● Given data:
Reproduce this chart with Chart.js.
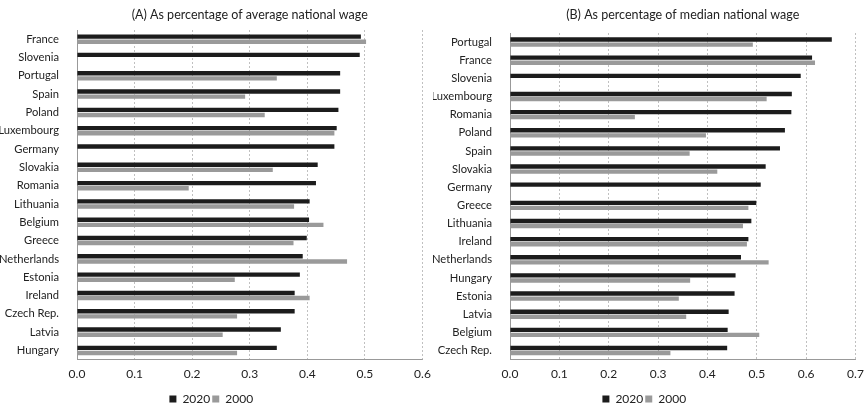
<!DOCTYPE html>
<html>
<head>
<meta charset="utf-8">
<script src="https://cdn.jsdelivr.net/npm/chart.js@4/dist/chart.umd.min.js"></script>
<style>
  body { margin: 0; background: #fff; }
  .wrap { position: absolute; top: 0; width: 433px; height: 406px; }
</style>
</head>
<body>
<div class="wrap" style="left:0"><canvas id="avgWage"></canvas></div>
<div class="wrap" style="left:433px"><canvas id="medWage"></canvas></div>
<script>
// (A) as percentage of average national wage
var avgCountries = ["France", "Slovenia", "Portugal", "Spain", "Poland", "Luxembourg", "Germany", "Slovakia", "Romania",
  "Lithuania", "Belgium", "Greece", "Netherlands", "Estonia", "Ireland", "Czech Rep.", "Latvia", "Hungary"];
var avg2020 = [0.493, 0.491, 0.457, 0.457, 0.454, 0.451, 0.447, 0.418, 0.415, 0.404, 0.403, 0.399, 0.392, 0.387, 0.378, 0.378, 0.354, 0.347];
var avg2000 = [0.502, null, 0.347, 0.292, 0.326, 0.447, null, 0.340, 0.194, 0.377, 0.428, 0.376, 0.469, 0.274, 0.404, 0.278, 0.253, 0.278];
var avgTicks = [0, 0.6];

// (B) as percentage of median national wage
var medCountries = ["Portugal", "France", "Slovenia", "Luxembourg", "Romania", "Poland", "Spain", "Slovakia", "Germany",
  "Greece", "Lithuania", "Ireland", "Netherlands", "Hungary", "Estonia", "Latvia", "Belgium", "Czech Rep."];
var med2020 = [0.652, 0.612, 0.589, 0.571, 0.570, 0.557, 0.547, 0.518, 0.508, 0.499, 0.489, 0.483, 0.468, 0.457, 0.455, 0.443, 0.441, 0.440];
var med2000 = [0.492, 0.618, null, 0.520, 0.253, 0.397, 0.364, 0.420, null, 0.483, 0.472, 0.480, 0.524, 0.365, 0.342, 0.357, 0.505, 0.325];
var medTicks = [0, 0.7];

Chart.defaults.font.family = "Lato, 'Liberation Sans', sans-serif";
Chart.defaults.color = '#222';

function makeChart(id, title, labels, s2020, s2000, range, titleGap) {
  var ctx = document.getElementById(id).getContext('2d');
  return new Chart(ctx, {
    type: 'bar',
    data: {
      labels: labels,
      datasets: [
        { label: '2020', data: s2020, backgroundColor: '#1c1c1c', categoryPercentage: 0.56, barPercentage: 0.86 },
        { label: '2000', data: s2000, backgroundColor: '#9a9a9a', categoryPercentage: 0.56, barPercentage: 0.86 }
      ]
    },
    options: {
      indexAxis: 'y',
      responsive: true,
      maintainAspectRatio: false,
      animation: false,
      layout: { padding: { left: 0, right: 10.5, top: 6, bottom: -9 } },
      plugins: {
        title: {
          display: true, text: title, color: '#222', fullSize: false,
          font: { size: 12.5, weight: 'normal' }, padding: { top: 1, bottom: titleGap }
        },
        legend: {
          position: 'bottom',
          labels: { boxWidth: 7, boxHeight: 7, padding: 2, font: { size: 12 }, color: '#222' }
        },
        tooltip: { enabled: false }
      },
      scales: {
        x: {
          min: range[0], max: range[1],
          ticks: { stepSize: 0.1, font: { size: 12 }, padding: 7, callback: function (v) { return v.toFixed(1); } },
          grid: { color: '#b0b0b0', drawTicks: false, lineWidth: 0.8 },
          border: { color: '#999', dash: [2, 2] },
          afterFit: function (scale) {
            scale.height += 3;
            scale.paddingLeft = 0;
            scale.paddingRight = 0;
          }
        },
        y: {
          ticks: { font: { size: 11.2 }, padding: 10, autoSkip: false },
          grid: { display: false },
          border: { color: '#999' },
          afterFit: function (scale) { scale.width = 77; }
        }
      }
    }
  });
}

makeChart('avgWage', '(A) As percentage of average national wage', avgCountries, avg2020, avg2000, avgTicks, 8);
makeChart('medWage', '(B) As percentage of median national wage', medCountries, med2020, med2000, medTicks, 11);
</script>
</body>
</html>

● Task statement: All of the material above needs to be restated exactly, with no pictures.

● Output of the exercise:
Reproduce this chart with Chart.js.
<!DOCTYPE html>
<html>
<head>
<meta charset="utf-8">
<script src="https://cdn.jsdelivr.net/npm/chart.js@4/dist/chart.umd.min.js"></script>
<style>
  body { margin: 0; background: #fff; }
  .wrap { position: absolute; top: 0; width: 433px; height: 406px; }
</style>
</head>
<body>
<div class="wrap" style="left:0"><canvas id="avgWage"></canvas></div>
<div class="wrap" style="left:433px"><canvas id="medWage"></canvas></div>
<script>
// (A) as percentage of average national wage
var avgCountries = ["France", "Slovenia", "Portugal", "Spain", "Poland", "Luxembourg", "Germany", "Slovakia", "Romania",
  "Lithuania", "Belgium", "Greece", "Netherlands", "Estonia", "Ireland", "Czech Rep.", "Latvia", "Hungary"];
var avg2020 = [0.493, 0.491, 0.457, 0.457, 0.454, 0.451, 0.447, 0.418, 0.415, 0.404, 0.403, 0.399, 0.392, 0.387, 0.378, 0.378, 0.354, 0.347];
var avg2000 = [0.502, null, 0.347, 0.292, 0.326, 0.447, null, 0.340, 0.194, 0.377, 0.428, 0.376, 0.469, 0.274, 0.404, 0.278, 0.253, 0.278];
var avgTicks = [0, 0.6];

// (B) as percentage of median national wage
var medCountries = ["Portugal", "France", "Slovenia", "Luxembourg", "Romania", "Poland", "Spain", "Slovakia", "Germany",
  "Greece", "Lithuania", "Ireland", "Netherlands", "Hungary", "Estonia", "Latvia", "Belgium", "Czech Rep."];
var med2020 = [0.652, 0.612, 0.589, 0.571, 0.570, 0.557, 0.547, 0.518, 0.508, 0.499, 0.489, 0.483, 0.468, 0.457, 0.455, 0.443, 0.441, 0.440];
var med2000 = [0.492, 0.618, null, 0.520, 0.253, 0.397, 0.364, 0.420, null, 0.483, 0.472, 0.480, 0.524, 0.365, 0.342, 0.357, 0.505, 0.325];
var medTicks = [0, 0.7];

Chart.defaults.font.family = "Lato, 'Liberation Sans', sans-serif";
Chart.defaults.color = '#222';

function makeChart(id, title, labels, s2020, s2000, range, titleGap) {
  var ctx = document.getElementById(id).getContext('2d');
  return new Chart(ctx, {
    type: 'bar',
    data: {
      labels: labels,
      datasets: [
        { label: '2020', data: s2020, backgroundColor: '#1c1c1c', categoryPercentage: 0.56, barPercentage: 0.86 },
        { label: '2000', data: s2000, backgroundColor: '#9a9a9a', categoryPercentage: 0.56, barPercentage: 0.86 }
      ]
    },
    options: {
      indexAxis: 'y',
      responsive: true,
      maintainAspectRatio: false,
      animation: false,
      layout: { padding: { left: 0, right: 10.5, top: 6, bottom: -9 } },
      plugins: {
        title: {
          display: true, text: title, color: '#222', fullSize: false,
          font: { size: 12.5, weight: 'normal' }, padding: { top: 1, bottom: titleGap }
        },
        legend: {
          position: 'bottom',
          labels: { boxWidth: 7, boxHeight: 7, padding: 2, font: { size: 12 }, color: '#222' }
        },
        tooltip: { enabled: false }
      },
      scales: {
        x: {
          min: range[0], max: range[1],
          ticks: { stepSize: 0.1, font: { size: 12 }, padding: 7, callback: function (v) { return v.toFixed(1); } },
          grid: { color: '#b0b0b0', drawTicks: false, lineWidth: 0.8 },
          border: { color: '#999', dash: [2, 2] },
          afterFit: function (scale) {
            scale.height += 3;
            scale.paddingLeft = 0;
            scale.paddingRight = 0;
          }
        },
        y: {
          ticks: { font: { size: 11.2 }, padding: 10, autoSkip: false },
          grid: { display: false },
          border: { color: '#999' },
          afterFit: function (scale) { scale.width = 77; }
        }
      }
    }
  });
}

makeChart('avgWage', '(A) As percentage of average national wage', avgCountries, avg2020, avg2000, avgTicks, 8);
makeChart('medWage', '(B) As percentage of median national wage', medCountries, med2020, med2000, medTicks, 11);
</script>
</body>
</html>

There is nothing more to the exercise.